III. Der Landtag fordert die Landesregierung auf,
- für den sozialen Mietwohnungsbau in NRW einen „Regelstandard ES-NRW“ verbindlich zu definieren, der bei konstruktiver Optimierung der Primärkonstruktion der Wohngebäude keine Überschreitungen der gesetzlichen Mindeststandards bei Energiestandard, Schallschutz und Barrierefreiheit zulässt und die Kosten für die Ausstattung mitDachbegrünung, Tiefgaragen, oberirdischen Stellplätzen, Kellerräumen, Aufzugsanlagen und Balkonen auf das notwendige Minimum begrenzt oder diese Ausstattungsmerkmale ganz entfallen lässt, um so die Baukosten in den Kostengruppen 200-700 in der Regel auf höchstens 3.000 Euro pro Quadratmeter Wohnfläche zu begrenzen;
- diesen Regelstandard ES-NRW in den Landesförderprogrammen für die Neuschaffung von Mietwohnraum durch Neubau, Nutzungsänderung oder Erweiterung von Gebäuden – von Ausnahmen abgesehen – als verbindlichen Höchststandard vorzugeben, der nicht überschritten werden darf;
- mit dem Ziel einer deutlichen Erhöhung der Bewilligungszahlen im sozialen Mietwohnungsbau bei gegebenem Fördermitteleinsatz die Förderbedingungen der Neubauförderung bezüglich Darlehensbeträgen, Tilgungsnachlässen und Zinsverbilligungen so weit an das abgesenkte Baukostenniveau anzupassen, dass mit dem Bau von Sozialwohnungen nur angemessene Gewinne erzielt werden können;
- sich auf Bundes- und Landesebene grundsätzlich für eine sinnvolle Absenkung kostentreibender Baustandards einzusetzen.
Carlo Clemens
Dr. Martin Vincentz
Andreas Keith
und Fraktion
1 Wohnungsmarktbericht NRW, S. 46.
2 Ebd., S. 42.
3 Ebd., S. 43.
4 Leerstehende Wohnungen in Wohngebäuden, die dem Wohnungsmarkt unmittelbar oder innerhalb von drei Monaten zur Verfügung stehen.

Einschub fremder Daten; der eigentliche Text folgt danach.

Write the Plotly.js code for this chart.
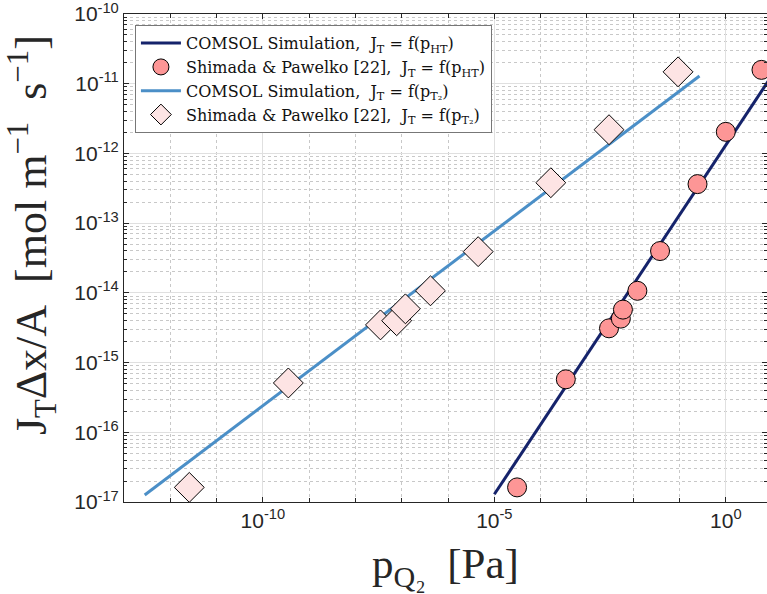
<!DOCTYPE html>
<html>
<head>
<meta charset="utf-8">
<script src="https://cdn.plot.ly/plotly-3.0.1.min.js"></script>
<style>html,body{margin:0;padding:0;background:#fff;}#chart{width:767px;height:594px;}</style>
</head>
<body>
<div id="chart"></div>
<script>
// COMSOL simulation, J_T = f(p_HT)
const simHT_p = [1e-5, 10];
const simHT_J = [1.29e-17, 1.32e-11];
// Shimada & Pawelko [22], J_T = f(p_HT)
const expHT_p = [3.1e-5, 3.5e-4, 3.0e-3, 5.4e-3, 6.0e-3, 1.23e-2, 3.8e-2, 0.245, 1.0, 5.9];
const expHT_J = [1.62e-17, 5.75e-16, 3.1e-15, 4.27e-15, 5.75e-15, 1.07e-14, 3.98e-14, 3.63e-13, 2.04e-12, 1.58e-11];
// COMSOL simulation, J_T = f(p_T2)
const simT2_p = [2.8e-13, 0.27];
const simT2_J = [1.26e-17, 1.29e-11];
// Shimada & Pawelko [22], J_T = f(p_T2)
const expT2_p = [2.57e-12, 3.55e-10, 3.47e-8, 7.76e-8, 1.2e-7, 4.17e-7, 4.47e-6, 1.66e-4, 3.0e-3, 9.3e-2];
const expT2_J = [1.62e-17, 5.1e-16, 3.47e-15, 3.98e-15, 5.9e-15, 1.07e-14, 3.9e-14, 3.8e-13, 2.19e-12, 1.48e-11];

// axis ticks
const xTickVals = [1e-10, 1e-5, 1];
const xTickText = ['10<sup>-10</sup>', '10<sup>-5</sup>', '10<sup>0</sup>'];
const xMinorVals = [1e-13, 1e-12, 1e-11, 1e-10, 1e-9, 1e-8, 1e-7, 1e-6, 1e-5, 1e-4, 1e-3, 1e-2, 1e-1, 1];
const yTickVals = [1e-17, 1e-16, 1e-15, 1e-14, 1e-13, 1e-12, 1e-11, 1e-10];
const yTickText = ['10<sup>-17</sup>', '10<sup>-16</sup>', '10<sup>-15</sup>', '10<sup>-14</sup>',
                   '10<sup>-13</sup>', '10<sup>-12</sup>', '10<sup>-11</sup>', '10<sup>-10</sup>'];

const S = '\u00a0';
const names = [
  'COMSOL Simulation,' + S + S + 'J<sub>T</sub>' + S + '=' + S + 'f(p<sub>HT</sub>)',
  'Shimada &amp; Pawelko [22],' + S + S + 'J<sub>T</sub>' + S + '=' + S + 'f(p<sub>HT</sub>)',
  'COMSOL Simulation,' + S + S + 'J<sub>T</sub>' + S + '=' + S + 'f(p<sub>T₂</sub>)',
  'Shimada &amp; Pawelko [22],' + S + S + 'J<sub>T</sub>' + S + '=' + S + 'f(p<sub>T₂</sub>)'
];

const traces = [
  {x: simHT_p, y: simHT_J, mode: 'lines', name: names[0], line: {color: '#15236b', width: 3}},
  {x: expHT_p, y: expHT_J, mode: 'markers', name: names[1],
   marker: {symbol: 'circle', size: 19, color: '#fd9696', line: {color: '#000', width: 1}}},
  {x: simT2_p, y: simT2_J, mode: 'lines', name: names[2], line: {color: '#4b8fc7', width: 3}},
  {x: expT2_p, y: expT2_J, mode: 'markers', name: names[3],
   marker: {symbol: 'diamond', size: 23, color: '#fde4e4', line: {color: '#000', width: 1}}}
];

const tickFont = {family: 'Liberation Sans, Arial, sans-serif', size: 21, color: '#262626'};
const serif = 'Liberation Serif, Times New Roman, serif';

const axisCommon = {
  type: 'log', showline: true, linecolor: '#262626', linewidth: 1, mirror: 'ticks',
  ticks: 'inside', ticklen: 5, tickcolor: '#262626', zeroline: false,
  showgrid: true, gridcolor: '#e0e0e0', gridwidth: 1,
  tickmode: 'array', ticklabeloverflow: 'allow'
};

const layout = {
  width: 767, height: 594,
  margin: {l: 124, r: 0, t: 14, b: 92},
  paper_bgcolor: '#fff', plot_bgcolor: '#fff',
  showlegend: true,
  legend: {x: 0.017, y: 0.977, xanchor: 'left', yanchor: 'top',
    bgcolor: '#fff', bordercolor: '#777', borderwidth: 1,
    font: {family: 'DejaVu Serif, serif', size: 16, color: '#111'},
    tracegroupgap: 0, itemwidth: 40},
  xaxis: Object.assign({}, axisCommon, {
    range: [-13, 0.89], tickvals: xTickVals, ticktext: xTickText,
    tickfont: tickFont,
    minor: {tickmode: 'array', tickvals: xMinorVals, ticks: 'inside', ticklen: 4, tickcolor: '#262626',
            showgrid: true, gridcolor: '#c8c8c8', griddash: 'dot', gridwidth: 1},
    title: {text: 'p<sub>Q₂</sub>' + S + S + '[Pa]', standoff: 18,
      font: {family: serif, size: 43, color: '#262626'}}
  }),
  yaxis: Object.assign({}, axisCommon, {
    range: [-17, -10], tickvals: yTickVals, ticktext: yTickText,
    tickfont: tickFont,
    minor: {dtick: 'D1', ticks: 'inside', ticklen: 3, tickcolor: '#262626', showgrid: true,
            gridcolor: '#c8c8c8', griddash: 'dot', gridwidth: 1}
  }),
  annotations: [{
    text: 'J<sub>T</sub>Δx/A' + S + S + '[mol' + S + 'm<sup>−1</sup>' + S + S + 's<sup>−1</sup>]',
    xref: 'paper', yref: 'paper', x: -0.143, y: 0.547, xanchor: 'center', yanchor: 'middle',
    textangle: -90, showarrow: false,
    font: {family: serif, size: 44, color: '#262626'}
  }]
};

Plotly.newPlot('chart', traces, layout, {displayModeBar: false, staticPlot: true});
</script>
</body>
</html>
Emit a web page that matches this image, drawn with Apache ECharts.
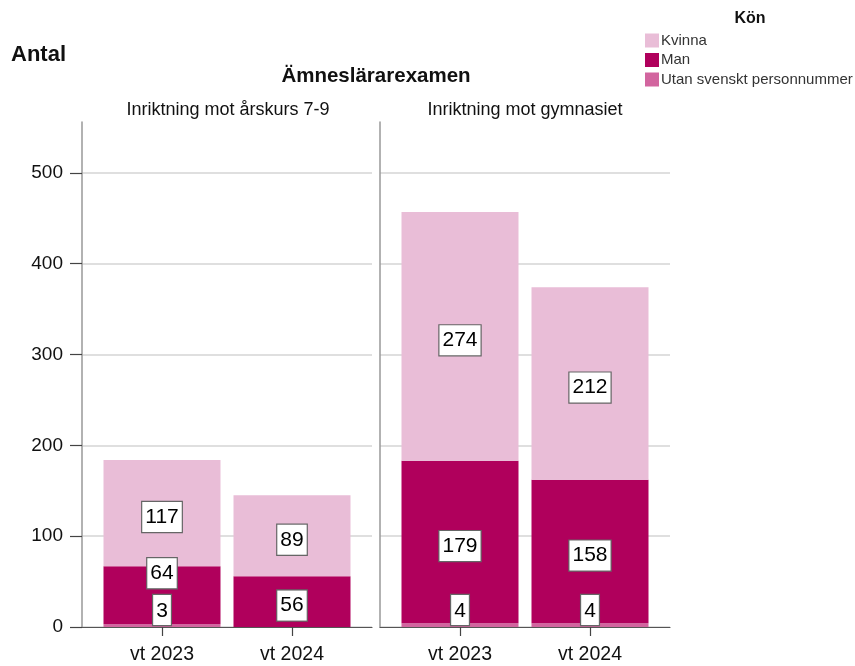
<!DOCTYPE html>
<html>
<head>
<meta charset="utf-8">
<script src="https://cdn.jsdelivr.net/npm/echarts@6/dist/echarts.min.js"></script>
<style>
html,body{margin:0;padding:0;background:#fff;}
#chart{width:855px;height:666px;}
</style>
</head>
<body>
<div id="chart"></div>
<script>
// ---- data ----
const categories = ['vt 2023', 'vt 2024'];
const panels = ['Inriktning mot årskurs 7-9', 'Inriktning mot gymnasiet'];
const seriesNames = ['Kvinna', 'Man', 'Utan svenskt personnummer'];
// values per panel: [vt 2023, vt 2024]
const utan = [[3, null], [4, 4]];
const man = [[64, 56], [179, 158]];
const kvinna = [[117, 89], [274, 212]];
const yTicks = [0, 100, 200, 300, 400, 500];

const colors = {
  'Kvinna': '#e9bdd7',
  'Man': '#b0005c',
  'Utan svenskt personnummer': '#d2659f'
};
const FONT = 'Liberation Sans, Arial, sans-serif';
const Y_MAX = 556;

// outer grids (axes frame) and inner grids (bars)
const outerLefts = [82, 380];
const innerLefts = [97, 395];
const grids = [
  ...outerLefts.map(l => ({ left: l, width: 290, top: 122, height: 505 })),
  ...innerLefts.map(l => ({ left: l, width: 260, top: 122, height: 505 }))
];

const xAxes = [
  ...outerLefts.map((l, p) => ({
    type: 'category', gridIndex: p, data: categories,
    axisLine: { show: true, lineStyle: { color: '#555', width: 1.2 } },
    axisTick: { show: false }, axisLabel: { show: false }, splitLine: { show: false }
  })),
  ...innerLefts.map((l, p) => ({
    type: 'category', gridIndex: 2 + p, data: categories,
    axisLine: { show: false },
    axisTick: { show: true, alignWithLabel: true, length: 9, lineStyle: { color: '#444', width: 1.2 } },
    axisLabel: { fontSize: 19.5, color: '#111', fontFamily: FONT, margin: 18 },
    splitLine: { show: false }
  }))
];

const yAxes = [
  ...outerLefts.map((l, p) => ({
    type: 'value', gridIndex: p, min: 0, max: Y_MAX,
    axisLine: { show: true, onZero: false, lineStyle: { color: '#999', width: 1.5 } },
    axisTick: { show: p === 0, customValues: yTicks, length: 12, lineStyle: { color: '#444', width: 1.2 } },
    axisLabel: { show: p === 0, customValues: yTicks, fontSize: 19, color: '#111', fontFamily: FONT, margin: 19 },
    splitLine: { show: true, lineStyle: { color: '#d4d4d4', width: 1.5 } }
  })),
  ...innerLefts.map((l, p) => ({
    type: 'value', gridIndex: 2 + p, min: 0, max: Y_MAX,
    axisLine: { show: false }, axisTick: { show: false }, axisLabel: { show: false }, splitLine: { show: false }
  }))
];

const labelBase = {
  show: true, color: '#000', fontSize: 21, fontFamily: FONT,
  backgroundColor: '#fff', borderColor: '#666', borderWidth: 1.2,
  padding: [6, 3, 3, 3]
};

const series = [];
for (let p = 0; p < 2; p++) {
  const groups = [
    ['Utan svenskt personnummer', utan[p]],
    ['Man', man[p]],
    ['Kvinna', kvinna[p]]
  ];
  groups.forEach(([name, arr]) => {
    const data = arr.map((v, i) => {
      const item = { value: v === null ? '-' : v };
      if (name === 'Man' && utan[p][i] && v < 100) {
        item.label = { offset: [0, -22] };
      }
      return item;
    });
    series.push({
      name, type: 'bar', stack: 'panel' + p, xAxisIndex: 2 + p, yAxisIndex: 2 + p,
      barWidth: 117, itemStyle: { color: colors[name] },
      label: Object.assign({}, labelBase, name === 'Utan svenskt personnummer'
        ? { position: 'insideBottom', distance: 2 } : { position: 'inside', offset: [0, 4] }),
      emphasis: { disabled: true },
      data
    });
  });
}

const option = {
  backgroundColor: '#fff',
  animation: false,
  textStyle: { fontFamily: FONT },
  title: [
    { text: 'Antal', left: 11, top: 44, padding: 0, textStyle: { fontSize: 22, fontWeight: 'bold', color: '#111', fontFamily: FONT } },
    { text: 'Ämneslärarexamen', left: 376, top: 66, padding: 0, textAlign: 'center', textStyle: { fontSize: 20.5, fontWeight: 'bold', color: '#111', fontFamily: FONT } },
    { text: panels[0], left: 228, top: 101, padding: 0, textAlign: 'center', textStyle: { fontSize: 18, fontWeight: 'normal', color: '#111', fontFamily: FONT } },
    { text: panels[1], left: 525, top: 101, padding: 0, textAlign: 'center', textStyle: { fontSize: 18, fontWeight: 'normal', color: '#111', fontFamily: FONT } },
    { text: 'Kön', left: 750, top: 11, padding: 0, textAlign: 'center', textStyle: { fontSize: 16, fontWeight: 'bold', color: '#111', fontFamily: FONT } }
  ],
  legend: {
    orient: 'vertical', left: 645, top: 33, padding: 0,
    itemWidth: 14, itemHeight: 14, itemGap: 4.5,
    icon: 'rect',
    data: seriesNames,
    textStyle: { fontSize: 15, color: '#333', fontFamily: FONT, padding: [0, 0, 0, -3] },
    selectedMode: false
  },
  grid: grids,
  xAxis: xAxes,
  yAxis: yAxes,
  series
};

const chart = echarts.init(document.getElementById('chart'), null, { renderer: 'canvas' });
chart.setOption(option);
</script>
</body>
</html>
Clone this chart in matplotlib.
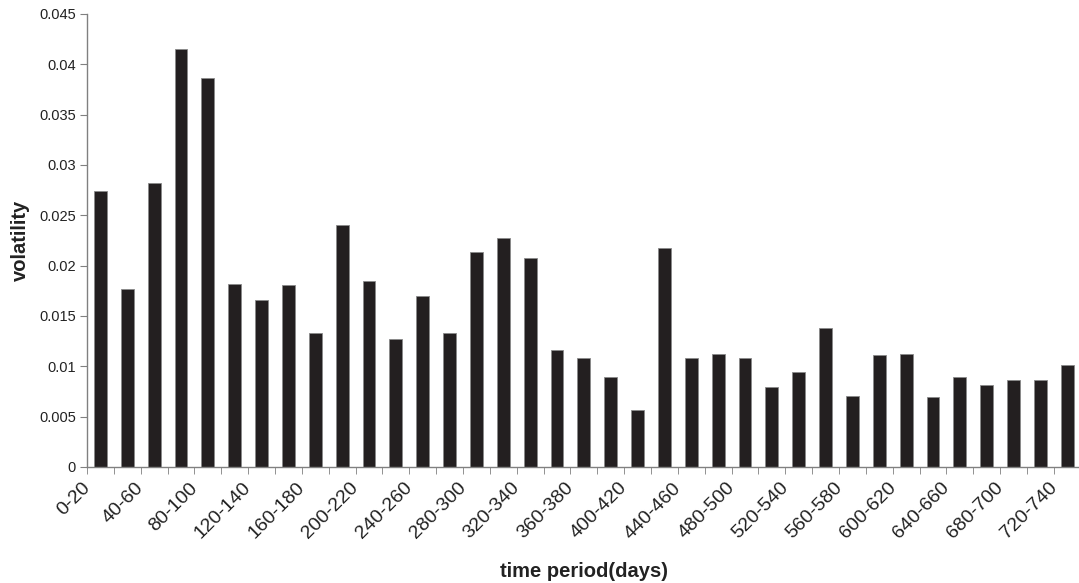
import matplotlib
matplotlib.use('Agg')
import matplotlib.pyplot as plt
import matplotlib.transforms as mtransforms
import numpy as np

plt.rcParams['font.family'] = ['Liberation Sans', 'DejaVu Sans']

# time periods (days), 20-day windows
periods = [f"{i * 20}-{i * 20 + 20}" for i in range(37)]
volatility = [0.0274, 0.0177, 0.0282, 0.0415, 0.0386, 0.0182, 0.0166, 0.0181, 0.0133,
              0.0240, 0.0185, 0.0127, 0.0170, 0.0133, 0.0214, 0.0227, 0.0208, 0.0116,
              0.0108, 0.0089, 0.0057, 0.0218, 0.0108, 0.0112, 0.0108, 0.0079, 0.0094,
              0.0138, 0.0071, 0.0111, 0.0112, 0.0070, 0.0089, 0.0081, 0.0086, 0.0086,
              0.0101]
y_ticks = [0, 0.005, 0.01, 0.015, 0.02, 0.025, 0.03, 0.035, 0.04, 0.045]

fig = plt.figure(figsize=(10.79, 5.83), dpi=100)
ax = fig.add_axes([0.0806, 0.199, 0.921, 0.777])

x = np.arange(len(periods))
ax.bar(x, volatility, width=0.48, color='#231f20', edgecolor='#8a8a8a', linewidth=0.6)

ax.set_xlim(-0.5, len(periods) - 0.5)
ax.set_ylim(0, 0.045)
ax.set_yticks(y_ticks)
ax.set_yticklabels([f"{t:g}" for t in y_ticks], fontsize=10.5, color='#222222')

# labels on every other category, ticks on the category boundaries
ax.set_xticks(x[::2])
ax.set_xticklabels(periods[::2], rotation=45, ha='right', rotation_mode='anchor',
                   fontsize=14, color='#222222')
ax.tick_params(axis='x', which='major', length=0, pad=6)
shift = mtransforms.ScaledTranslation(-0.19, -0.04, fig.dpi_scale_trans)
for lbl in ax.get_xticklabels():
    lbl.set_transform(lbl.get_transform() + shift)
ax.set_xticks(np.arange(len(periods) + 1) - 0.5, minor=True)
ax.tick_params(axis='x', which='minor', length=5, direction='out', color='#808080')
ax.tick_params(axis='y', length=5, direction='out', color='#808080', pad=3)

for side in ['top', 'right']:
    ax.spines[side].set_visible(False)
for side in ['left', 'bottom']:
    ax.spines[side].set_color('#808080')
    ax.spines[side].set_linewidth(1.0)

ax.set_ylabel('volatility', fontsize=14.5, fontweight='bold', color='#222222')
ax.yaxis.set_label_coords(-0.0674, 0.5)
ax.set_xlabel('time period(days)', fontsize=14.5, fontweight='bold', color='#222222')
ax.xaxis.set_label_coords(0.5, -0.23)
ax.xaxis.label.set_va('center')
ax.yaxis.label.set_va('center')

fig.savefig('out.png', dpi=100)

5 ARGE//eV: Regelstandard Erleichtertes Bauen: Der Förderstandard der Sozialen Wohnraumförderung in Schleswig-Holstein, Mitteilungsblatt Nr. 263 Heft 1/2024, Juni 2024.
6 BFW Newsroom v. 02.07.2024: Studie zum Regelstandard Erleichtertes Bauen.
7 Hansen, Conrad: „Effizient und einfach bauen – trotz Normen“; (Foliensatz zum 694. Schleswig-Holsteinischen Baugespräch) Neumünster, März 2024.
8 BFW Newsroom v. 02.07.2024: Studie zum Regelstandard Erleichtertes Bauen.
9 ARGE//eV a.a.O., S. 13.
10 Ministerium für Heimat, Kommunales, Bau und Digitalisierung des Landes Nordrhein-Westfalen: Wohnungsmarkt Nordrhein-Westfalen – Analysen: Wohnraumförderung 2022, Statistischer Bericht Nordrhein-Westfalen. S. 48.